The American Telemedicine Association (ATA) has published position statements to provide standards and guidelines for telemedicine programs for DR. These practice recommendations for DR include four categories of clinical validation of a DR telemedicine program. Each category of validation identifies a certain segment of the patient population, and appropriate physician-directed intervention and treatment. While the ATA delineates clearly the categories and their appropriate actions, the essence of the multi-levels schematic is clear. To be viable as a tool, a telemedicine program must reduce the public health burden of retinal examination by providing evidence-based care recommendations to patients at low risk for vision loss and identifying patients who require further ophthalmic intervention without placing an undue burden on present eye care systems.
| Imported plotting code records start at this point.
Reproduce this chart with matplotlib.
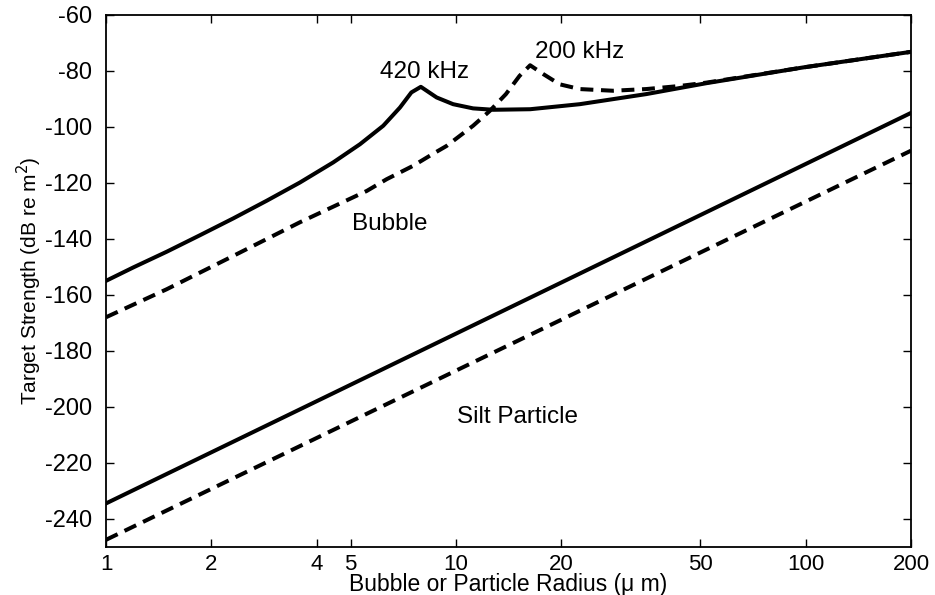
import matplotlib.pyplot as plt
from matplotlib.ticker import FixedLocator, NullLocator, FixedFormatter

# bubble, 420 kHz (solid)
bub420_r = [1.0, 1.197, 1.491, 1.856, 2.31, 2.878, 3.58, 4.46, 5.32, 6.20, 6.92, 7.46, 7.94,
            8.81, 9.82, 11.2, 12.8, 16.3, 22.6, 35.0, 52.0, 98.0, 200.0]
bub420_ts = [-155.0, -150.2, -144.6, -138.7, -132.7, -126.4, -119.9, -112.7, -106.2, -99.6, -93.1, -87.7, -85.7,
             -89.5, -91.9, -93.4, -93.9, -93.7, -91.9, -88.3, -84.4, -78.8, -73.2]

# bubble, 200 kHz (dashed)
bub200_r = [1.0, 1.491, 2.31, 3.58, 5.56, 6.34, 7.55, 8.61, 9.41, 11.2, 12.5, 13.9, 15.2, 16.3,
            17.8, 19.8, 22.6, 28.1, 35.0, 43.6, 52.0, 98.0, 200.0]
bub200_ts = [-168.0, -158.0, -146.1, -134.1, -122.9, -118.7, -113.9, -109.6, -106.8, -99.6, -94.3, -88.3, -81.8, -78.0,
             -81.2, -84.8, -86.5, -87.1, -86.5, -85.4, -84.2, -78.8, -73.2]

# silt particle, 420 kHz (solid) and 200 kHz (dashed)
silt_r = [1.0, 200.0]
silt420_ts = [-234.5, -95.0]
silt200_ts = [-247.5, -108.5]

xticks = [1, 2, 4, 5, 10, 20, 50, 100, 200]
yticks = list(range(-240, -59, 20))

plt.rcParams['font.family'] = ['Liberation Sans', 'DejaVu Sans']
plt.rcParams['axes.unicode_minus'] = False

fig = plt.figure(figsize=(9.35, 5.95), dpi=100)
ax = fig.add_axes([0.1134, 0.081, 0.861, 0.894])

lw = 2.9
dash = (0, (3.2, 1.9))
ax.plot(bub420_r, bub420_ts, color='black', lw=lw, solid_joinstyle='round')
ax.plot(bub200_r, bub200_ts, color='black', lw=lw, linestyle=dash)
ax.plot(silt_r, silt420_ts, color='black', lw=lw)
ax.plot(silt_r, silt200_ts, color='black', lw=lw, linestyle=dash)

ax.set_xscale('log')
ax.set_xlim(1, 200)
ax.set_ylim(-250, -60)
ax.xaxis.set_major_locator(FixedLocator(xticks))
ax.xaxis.set_major_formatter(FixedFormatter([str(t) for t in xticks]))
ax.xaxis.set_minor_locator(NullLocator())
ax.set_yticks(yticks)
ax.tick_params(direction='in', top=True, right=True, length=6, width=1)
ax.tick_params(axis='x', pad=5, labelsize=16)
ax.tick_params(axis='y', pad=10, labelsize=17)

fs = 17.5
ax.text(8.16, -80.5, '420 kHz', fontsize=fs, ha='center', va='center')
ax.text(22.6, -73.2, '200 kHz', fontsize=fs, ha='center', va='center')
ax.text(6.48, -134.8, 'Bubble', fontsize=fs, ha='center', va='center')
ax.text(15.0, -203.7, 'Silt Particle', fontsize=fs, ha='center', va='center')

ax.set_xlabel('Bubble or Particle Radius (\u03bc m)', fontsize=16.5, labelpad=-1)
ax.set_ylabel('Target Strength (dB re m$^2$)', fontsize=15, labelpad=1)

for s in ax.spines.values():
    s.set_linewidth(1.3)

fig.savefig('out.png', dpi=100)
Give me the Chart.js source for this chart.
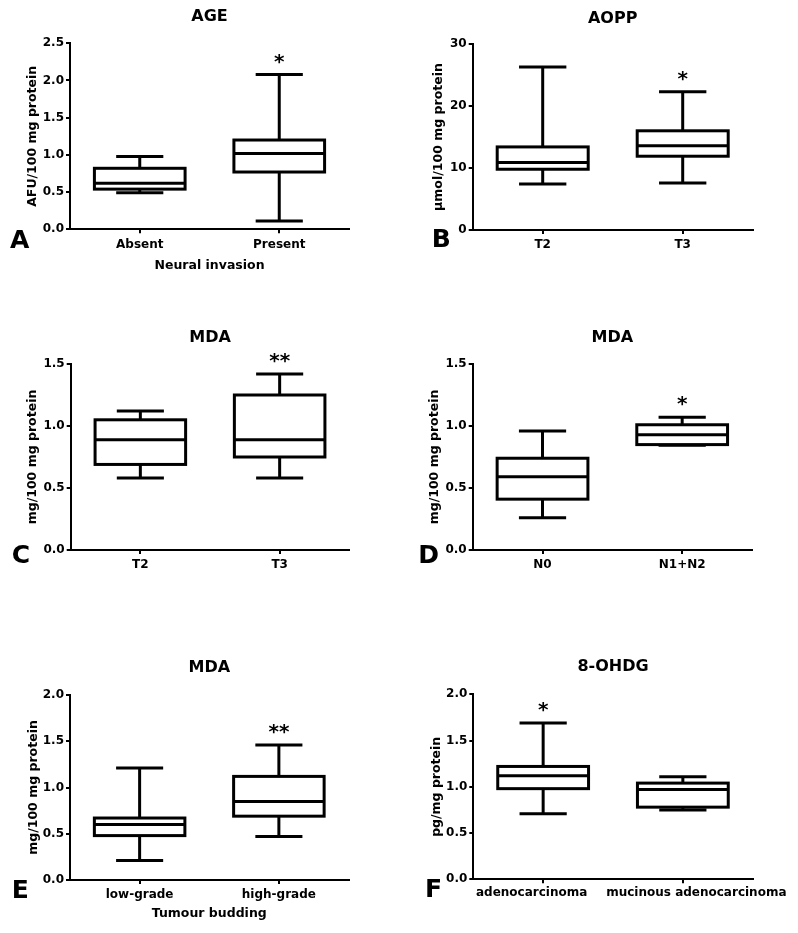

If that sounds like a tall order, it is.

Down in Carolina

A two-year project funded by The Duke Endowment, the North Carolina Diabetic Retinopathy Telemedicine Network is currently bringing DR evaluation via telemedicine to primary clinics in rural North Carolina. In the first year, DR evaluation rates rose from 32 percent before implementation of the telemedicine program to 71 percent. More than 80 percent of diabetic patients could be followed with retinal photographs and remote interpretation in their own primary care settings. Efficiency and patient satisfaction rates both improved. The program demonstrably reduced unnecessary referrals to ophthalmologists and resulted in savings to patients. Additionally, those patients in true need of ophthalmology services were referred more quickly, so that treatment could begin immediately.

The Bottom Line

Programs like this illuminate the benefits that telemedicine will likely bring to the field of ophthalmology in the near future. Much work must still be done to realize the full potential of this technology. Ophthalmologists themselves will, of necessity, play a large role in shaping telemedicine to accommodate the specific needs of the industry and overcome the hurdles now inherent in telemedicine ophthalmology practice management.